Dass Orwells Roman keine reine Fiktion ist, kann man aktuell an Russlands Angriffskrieg auf die Ukraine erkennen. Wladimir Putin bezeichnet Russlands Invasion bekanntlich als „Befreiung“ und „De-Nazifizierung“ und stellt diese, ähnlich wie der Big Brother, mit Frieden gleich. Wenig überraschend wurde deshalb vor Kurzem in Belarus der Verkauf von ‚1984‘ verboten. 

Immer wieder wurde Sprache von Machthabenden instrumentalisiert, um die eigenen Interessen und Ideologien durchzusetzen. Orwells großer Bruder geht sogar einen Schritt weiter – durch politisch umgestaltete Sprache, dem sogenannten ‚Neusprech‘, werden die Ausdrucksmöglichkeiten so stark eingeschränkt, dass der Staat die komplette Kontrolle über die Realität erhält und den Menschen die Freiheit zum Denken wegnimmt. Eine absolut erschreckende Vorstellung, bei der man nur hoffen kann, dass sie niemals Wirklichkeit wird. 

Sprache im Wandel 

Manchmal bin mir nicht sicher, ob Sprache unsere Wirklichkeit schafft oder ob unsere Wirklichkeit Sprache schafft. So oder so ist sie aber ein Spiegel unserer Welt. Und so wie sich die Welt verändert, ändert sich auch die Sprache. Wir drücken uns nicht mehr wie vor 50 oder gar 100 Jahren aus. Beispielsweise ist unsere Sprache sensibler und diskriminierungsärmer geworden. Trotzdem stelle ich mir die Frage, ob etwa die Anpassung der deutschen Sprache an die Geschlechtergleichstellung ein ‚natürlicher‘ Wandel oder doch eher eine Ideologie ist, die der Gesellschaft zwanghaft auferlegt wird. Zugegeben ist es durchaus verständlich, dass viele Menschen sich vor dem Gendern sträuben, weil sie sich bevormundet fühlen. Den Begriff „Gender-Neusprech“ lehne ich dennoch vehement ab. In einer männlich geprägten Sprache werden andere Geschlechter sprachlich unsichtbar gemacht, sie sind im wahrsten Sinne des Wortes nicht der Rede wert. 

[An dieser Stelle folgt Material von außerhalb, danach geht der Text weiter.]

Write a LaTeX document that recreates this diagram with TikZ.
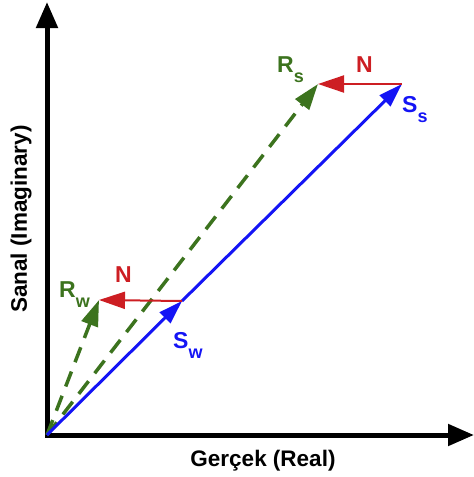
\documentclass[tikz,border=0pt]{standalone}
\usepackage{fontspec}
\setmainfont{Liberation Sans}
\usetikzlibrary{arrows.meta}
\definecolor{vblue}{RGB}{20,20,245}
\definecolor{vred}{RGB}{205,30,35}
\definecolor{vgreen}{RGB}{60,115,30}
\tikzset{
  axisline/.style={line width=5pt,{Triangle[length=26pt,width=21pt]}-{Triangle[length=26pt,width=21pt]}},
  svec/.style={vblue,line width=3pt,-{Triangle[length=24pt,width=15pt]}},
  nvec/.style={vred,line width=2pt,-{Triangle[length=26pt,width=17pt]}},
  rvec/.style={vgreen,line width=3.5pt,dash pattern=on 16pt off 10pt,-{Triangle[length=26pt,width=17pt]}},
  lbl/.style={inner sep=0pt,anchor=base west,font=\bfseries\fontsize{23}{23}\selectfont},
  axlbl/.style={inner sep=0pt,font=\bfseries\fontsize{22.5}{22.5}\selectfont}
}
\newcommand{\subl}[1]{\raisebox{-10pt}{\fontsize{18}{18}\selectfont #1}}
\begin{document}
\begin{tikzpicture}[x=1pt,y=-1pt]
\useasboundingbox (0,0) rectangle (474,477);
\coordinate (O) at (47,435);
\coordinate (Ytip) at (47,2);
\coordinate (Xtip) at (474,435);
\coordinate (Sw) at (182,301);
\coordinate (Ss) at (402,84);
\coordinate (Rw) at (99,300);
\coordinate (Rs) at (318,84);
\draw[axisline] (Ytip) -- (O) -- (Xtip);
\draw[rvec] (O) -- (Rs);
\draw[rvec] (O) -- (Rw);
\draw[svec] (O) -- (Sw);
\draw[svec] (Sw) -- (Ss);
\draw[nvec] (Sw) -- (Rw);
\draw[nvec] (Ss) -- (Rs);
\node[lbl,vgreen] (lRs) at (277,72) {R\subl{s}};
\node[lbl,vred] (lNs) at (356,72) {N};
\node[lbl,vblue] (lSs) at (402,112) {S\subl{s}};
\node[lbl,vred] (lNw) at (115,282) {N};
\node[lbl,vgreen] (lRw) at (59,297) {R\subl{w}};
\node[lbl,vblue] (lSw) at (173,348) {S\subl{w}};
\node[axlbl] (xl) at (263,461) {Gerçek (Real)};
\node[axlbl,rotate=90] (yl) at (21,219) {Sanal (Imaginary)};
\end{tikzpicture}
\end{document}
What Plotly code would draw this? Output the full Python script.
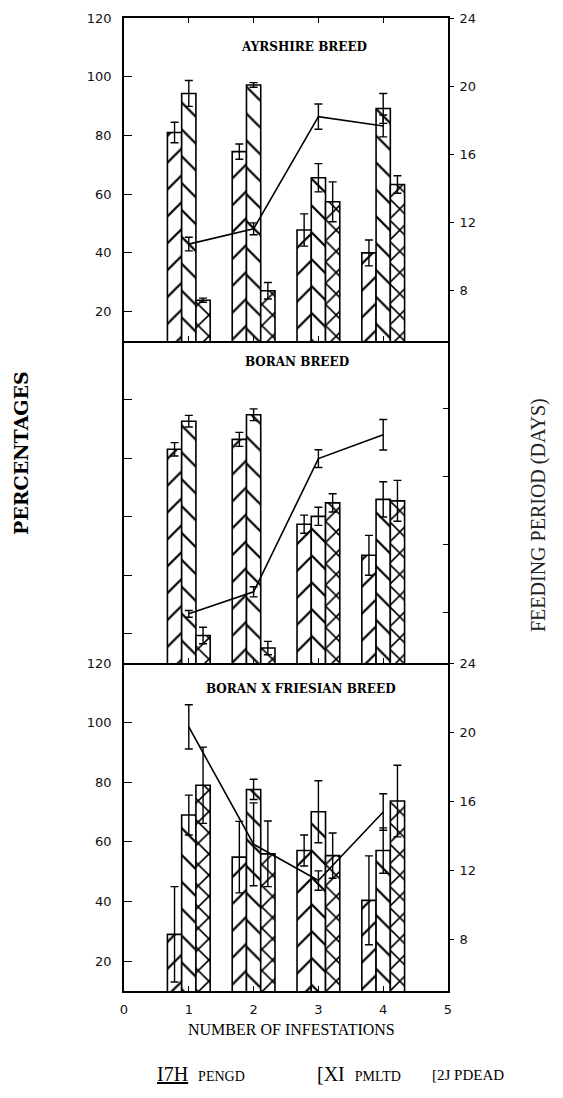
import plotly.graph_objects as go

# ---------------- data ----------------
infestations = [1, 2, 3, 4]
x_ticks = [0, 1, 2, 3, 4, 5]
pct_ticks = [20, 40, 60, 80, 100, 120]
day_ticks = [8, 12, 16, 20, 24]

breeds = ["AYRSHIRE BREED", "BORAN BREED", "BORAN X FRIESIAN BREED"]

ayr_pengd = [81.0, 74.5, 47.8, 40.0]
ayr_pengd_err = [3.5, 2.6, 5.5, 4.4]
ayr_pmltd = [94.3, 97.2, 65.6, 89.2]
ayr_pmltd_err = [4.4, 0.8, 4.8, 5.1]
ayr_pdead = [23.9, 27.1, 57.4, 63.3]
ayr_pdead_err = [0.7, 2.8, 6.8, 3.0]
ayr_feed = [10.7, 11.6, 18.2, 17.65]
ayr_feed_err = [0.4, 0.35, 0.74, 0.64]

bor_pengd = [83.0, 86.4, 57.4, 46.8]
bor_pengd_err = [2.3, 2.4, 3.1, 6.8]
bor_pmltd = [92.6, 94.8, 60.1, 65.9]
bor_pmltd_err = [2.0, 2.0, 3.1, 6.0]
bor_pdead = [19.4, 15.1, 64.7, 65.4]
bor_pdead_err = [2.8, 2.3, 3.1, 7.0]
bor_feed = [7.9, 9.2, 17.06, 18.47]
bor_feed_err = [0.2, 0.3, 0.52, 0.9]

bxf_pengd = [29.0, 54.9, 57.1, 40.4]
bxf_pengd_err = [16.0, 12.0, 5.2, 14.9]
bxf_pmltd = [69.0, 77.6, 70.1, 57.1]
bxf_pmltd_err = [6.7, 3.4, 10.4, 7.6]
bxf_pdead = [79.0, 56.0, 55.4, 73.7]
bxf_pdead_err = [12.8, 11.0, 7.6, 12.0]
bxf_feed = [20.3, 13.5, 11.4, 15.37]
bxf_feed_err = [1.28, 2.4, 0.56, 1.06]

panels = [
    (ayr_pengd, ayr_pengd_err, ayr_pmltd, ayr_pmltd_err, ayr_pdead, ayr_pdead_err, ayr_feed, ayr_feed_err),
    (bor_pengd, bor_pengd_err, bor_pmltd, bor_pmltd_err, bor_pdead, bor_pdead_err, bor_feed, bor_feed_err),
    (bxf_pengd, bxf_pengd_err, bxf_pmltd, bxf_pmltd_err, bxf_pdead, bxf_pdead_err, bxf_feed, bxf_feed_err),
]

# ---------------- geometry (pixels) ----------------
W, H = 563, 1098
L, R = 124, 448
T, B = 18, 991
panel_px = [(18, 341), (341, 663), (663, 991)]


def py2paper(py):
    return (B - py) / (B - T)


def px2paper(px):
    return (px - L) / (R - L)


fig = go.Figure()
patterns = [("/", 19, 0.12), ("\\", 19, 0.12), ("x", 15, 0.2)]

for i, p in enumerate(panels):
    xa = "x" if i == 0 else f"x{i + 1}"
    ya = "y" if i == 0 else f"y{2 * i + 1}"
    ya2 = f"y{2 * i + 2}"
    bars = [(p[0], p[1]), (p[2], p[3]), (p[4], p[5])]
    for j, (vals, errs) in enumerate(bars):
        shape, size, sol = patterns[j]
        fig.add_trace(go.Bar(
            x=infestations, y=vals, xaxis=xa, yaxis=ya,
            offsetgroup=str(j),
            marker=dict(color="white",
                        line=dict(color="black", width=1.6),
                        pattern=dict(shape=shape, size=size, solidity=sol,
                                     fgcolor="black", bgcolor="white",
                                     fgopacity=1)),
            error_y=dict(type="data", array=errs, color="black",
                         thickness=1.4, width=4),
            showlegend=False,
        ))
    fig.add_trace(go.Scatter(
        x=infestations, y=p[6], xaxis=xa, yaxis=ya2, mode="lines",
        line=dict(color="black", width=1.6),
        error_y=dict(type="data", array=p[7], color="black",
                     thickness=1.4, width=4),
        showlegend=False,
    ))

tickfont = dict(family="DejaVu Sans", size=13, color="#111")
layout = dict(
    width=W, height=H,
    margin=dict(l=L, r=W - R, t=T, b=H - B, pad=0),
    paper_bgcolor="white", plot_bgcolor="rgba(0,0,0,0)",
    barmode="group", bargap=0.34, bargroupgap=0,
    showlegend=False,
)

for i, (top, bot) in enumerate(panel_px):
    dom = [py2paper(bot), py2paper(top)]
    xkey = "xaxis" if i == 0 else f"xaxis{i + 1}"
    ykey = "yaxis" if i == 0 else f"yaxis{2 * i + 1}"
    y2key = f"yaxis{2 * i + 2}"
    yname = "y" if i == 0 else f"y{2 * i + 1}"
    xname = "x" if i == 0 else f"x{i + 1}"
    labeled = i != 1
    last = i == 2
    layout[xkey] = dict(
        domain=[0, 1], anchor=yname, range=[0, 5],
        tickvals=x_ticks if last else infestations,
        ticks="inside", ticklen=5, tickwidth=1.3, tickcolor="black",
        showticklabels=last, tickfont=tickfont, ticklabelstandoff=6,
        showline=True, linecolor="black", linewidth=1.5,
        mirror="ticks" if i == 0 else False,
        showgrid=False, zeroline=False, fixedrange=True,
    )
    layout[ykey] = dict(
        domain=dom, anchor=xname, range=[10, 120],
        tickvals=pct_ticks, ticks="inside", ticklen=8, tickwidth=1.3,
        tickcolor="black", showticklabels=labeled, tickfont=tickfont,
        ticklabelstandoff=8,
        showline=True, linecolor="black", linewidth=1.5, mirror=True,
        showgrid=False, zeroline=False,
    )
    layout[y2key] = dict(
        overlaying=yname, anchor=xname, side="right", range=[5, 24],
        tickvals=day_ticks, ticks="outside" if labeled else "inside",
        ticklen=5, tickwidth=1.3, tickcolor="black",
        showticklabels=labeled, tickfont=tickfont, ticklabelstandoff=3,
        showline=False, showgrid=False, zeroline=False,
    )

title_y = [0.91, 0.935, 0.92]
annotations = []
for i, name in enumerate(breeds):
    yname = "y" if i == 0 else f"y{2 * i + 1}"
    annotations.append(dict(
        text=name, xref="paper", yref=f"{yname} domain",
        x=px2paper([304, 297, 301][i]), y=title_y[i],
        showarrow=False, xanchor="center", yanchor="middle",
        font=dict(family="DejaVu Serif", size=12, color="black", weight="bold"),
    ))

annotations += [
    dict(text="PERCENTAGES", xref="paper", yref="paper",
         x=px2paper(21), y=py2paper(453), textangle=-90, showarrow=False,
         xanchor="center", yanchor="middle",
         font=dict(family="DejaVu Serif", size=19, color="black", weight="bold")),
    dict(text="FEEDING PERIOD (DAYS)", xref="paper", yref="paper",
         x=px2paper(538), y=py2paper(515), textangle=-90, showarrow=False,
         xanchor="center", yanchor="middle",
         font=dict(family="Liberation Serif", size=20, color="#222")),
    dict(text="NUMBER OF INFESTATIONS", xref="paper", yref="paper",
         x=px2paper(291), y=py2paper(1029), showarrow=False,
         xanchor="center", yanchor="middle",
         font=dict(family="Liberation Serif", size=16, color="black")),
    dict(text="<u>I7H</u>  <span style='font-size:14px'>PENGD</span>",
         xref="paper", yref="paper", x=px2paper(155), y=py2paper(1074),
         showarrow=False, xanchor="left", yanchor="middle",
         font=dict(family="Liberation Serif", size=20, color="black")),
    dict(text="[XI  <span style='font-size:14px'>PMLTD</span>",
         xref="paper", yref="paper", x=px2paper(315), y=py2paper(1074),
         showarrow=False, xanchor="left", yanchor="middle",
         font=dict(family="Liberation Serif", size=20, color="black")),
    dict(text="[2J PDEAD",
         xref="paper", yref="paper", x=px2paper(430), y=py2paper(1075),
         showarrow=False, xanchor="left", yanchor="middle",
         font=dict(family="Liberation Serif", size=15, color="black")),
]
layout["annotations"] = annotations

fig.update_layout(**layout)
fig.write_html("out.html")
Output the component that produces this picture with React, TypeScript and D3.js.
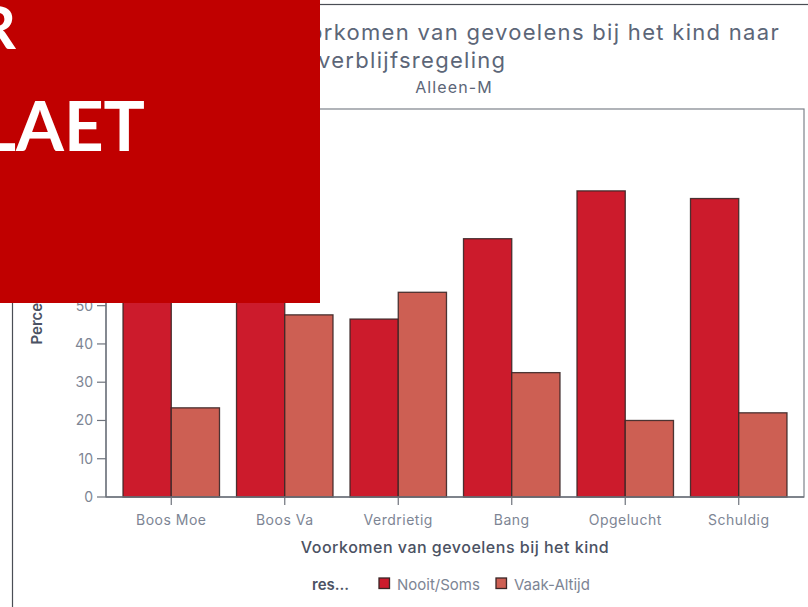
import React from "react";
import * as d3 from "d3";

const categories = ["Boos Moe", "Boos Va", "Verdrietig", "Bang", "Opgelucht", "Schuldig"];
const seriesNames = ["Nooit/Soms", "Vaak-Altijd"];
const nooitSoms = [76.7, 52.4, 46.5, 67.5, 80.0, 78.0];
const vaakAltijd = [23.3, 47.6, 53.5, 32.5, 20.0, 22.0];
const yTicks = [0, 10, 20, 30, 40, 50, 60, 70, 80, 90, 100];
const colors = ["#cc1b2c", "#cd5f53"];

const W = 808;
const H = 607;
const plot = { left: 106, right: 804, top: 109, bottom: 497 };
const FONT = "Inter, 'Noto Sans', sans-serif";

export default function App() {
  const x = d3.scaleBand<string>().domain(categories).range([plot.left, plot.right]).padding(0.15);
  const x1 = d3.scaleBand<string>().domain(seriesNames).range([0, x.bandwidth()]).padding(0);
  const y = d3.scaleLinear().domain([0, 101.4]).range([plot.bottom, plot.top]);
  const seriesValues = [nooitSoms, vaakAltijd];

  return (
    <div style={{ position: "fixed", left: 0, top: 0, width: W, height: H, background: "#fff" }}>
      <svg width={W} height={H} style={{ display: "block" }}>
        <rect x={0} y={0} width={W} height={H} fill="#fff" />
        {/* outer frame */}
        <rect x={12.5} y={4.5} width={900} height={700} fill="none" stroke="#4a4e55" strokeWidth={1.2} />

        {/* title */}
        <text x={780} y={40} textAnchor="end" fontFamily={FONT} fontSize={22} letterSpacing={1.3} fill="#5c6678">
          Voorkomen van gevoelens bij het kind naar
        </text>
        <text x={318} y={68} textAnchor="start" fontFamily={FONT} fontSize={22} letterSpacing={1.3} fill="#5c6678">
          verblijfsregeling
        </text>
        <text x={454} y={92.5} textAnchor="middle" fontFamily={FONT} fontSize={16} letterSpacing={1.1} fill="#5c6678">
          Alleen-M
        </text>

        {/* plot frame */}
        <rect x={plot.left} y={plot.top} width={plot.right - plot.left} height={plot.bottom - plot.top}
          fill="#fff" stroke="#7d828a" strokeWidth={1.2} />

        {/* bars */}
        {categories.map((c, i) => (
          <g key={c} transform={`translate(${x(c)},0)`}>
            {seriesNames.map((s, j) => {
              const v = seriesValues[j][i];
              return (
                <rect key={s} x={x1(s)} y={y(v)} width={x1.bandwidth()} height={y(0) - y(v)}
                  fill={colors[j]} stroke="#3a2626" strokeOpacity={0.9} strokeWidth={1.3} />
              );
            })}
          </g>
        ))}

        {/* y axis */}
        <line x1={plot.left} x2={plot.left} y1={plot.top} y2={plot.bottom} stroke="#6e737c" strokeWidth={1.3} />
        {yTicks.map((t) => (
          <g key={t}>
            <line x1={plot.left - 9} x2={plot.left} y1={y(t)} y2={y(t)} stroke="#6e737c" strokeWidth={1.2} />
            <text x={plot.left - 13} y={y(t)} dy="0.35em" textAnchor="end" fontFamily={FONT} fontSize={14} fill="#7d8594">
              {t}
            </text>
          </g>
        ))}
        <text transform={`translate(37,${(plot.top + plot.bottom) / 2}) rotate(-90)`} textAnchor="middle"
          dy="0.35em" fontFamily={FONT} fontSize={15} fontWeight={600} fill="#4b5263">
          Percentage
        </text>

        {/* x axis */}
        <line x1={plot.left} x2={plot.right} y1={plot.bottom} y2={plot.bottom} stroke="#6e737c" strokeWidth={1.3} />
        {categories.map((c) => {
          const cx = (x(c) ?? 0) + x.bandwidth() / 2;
          return (
            <g key={c}>
              <line x1={cx} x2={cx} y1={plot.bottom} y2={plot.bottom + 8} stroke="#6e737c" strokeWidth={1.2} />
              <text x={cx} y={525} textAnchor="middle" fontFamily={FONT} fontSize={14} letterSpacing={0.5} fill="#7d8594">
                {c}
              </text>
            </g>
          );
        })}
        <text x={(plot.left + plot.right) / 2} y={553} textAnchor="middle" fontFamily={FONT} fontSize={16}
          fontWeight={500} letterSpacing={0.5} fill="#4b5263">
          Voorkomen van gevoelens bij het kind
        </text>

        {/* legend */}
        <text x={312} y={590} fontFamily={FONT} fontSize={15} fontWeight={600} fill="#4b5263">res...</text>
        {seriesNames.map((s, j) => {
          const lx = [379, 496][j];
          return (
            <g key={s}>
              <rect x={lx} y={578} width={10.5} height={10.5} fill={colors[j]} stroke="#3a2626" strokeWidth={1.3} />
              <text x={lx + 18} y={590} fontFamily={FONT} fontSize={15} fill="#7d8594">{s}</text>
            </g>
          );
        })}

        {/* red overlay */}
        <rect x={0} y={0} width={320} height={303} fill="#c00000" />
        <text x={16} y={49} textAnchor="end" fontFamily="Lato, sans-serif" fontWeight={700} fontSize={59} fill="#fff">
          R
        </text>
        <text x={145} y={151} textAnchor="end" fontFamily="Lato, sans-serif" fontWeight={700} fontSize={69} fill="#fff">
          LAET
        </text>
      </svg>
    </div>
  );
}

Unterrepräsentation aller Art ist nicht gerecht. Allerdings konnte bisher auch nicht bewiesen werden, dass eine geschlechtergerechte Sprache jegliche Diskriminierung beenden kann. Farsi ist zum Beispiel komplett geschlechtsneutral, wird aber in einem Land gesprochen, in dem Frauen mit am stärksten systematisch unterdrückt werden. In vielen anderen Teilen der Welt befindet sich die männerdominierte Gesellschaft jedoch im Wandel. Auch hier in Deutschland werden langsam patriarchale Strukturen aufgebrochen. Und dieser Wandel fängt nun mal häufig mit der Sprache an. Für mich ist dieser gesellschaftliche Umbruch so natürlich wie unvermeidbar und alles andere als Ideologie.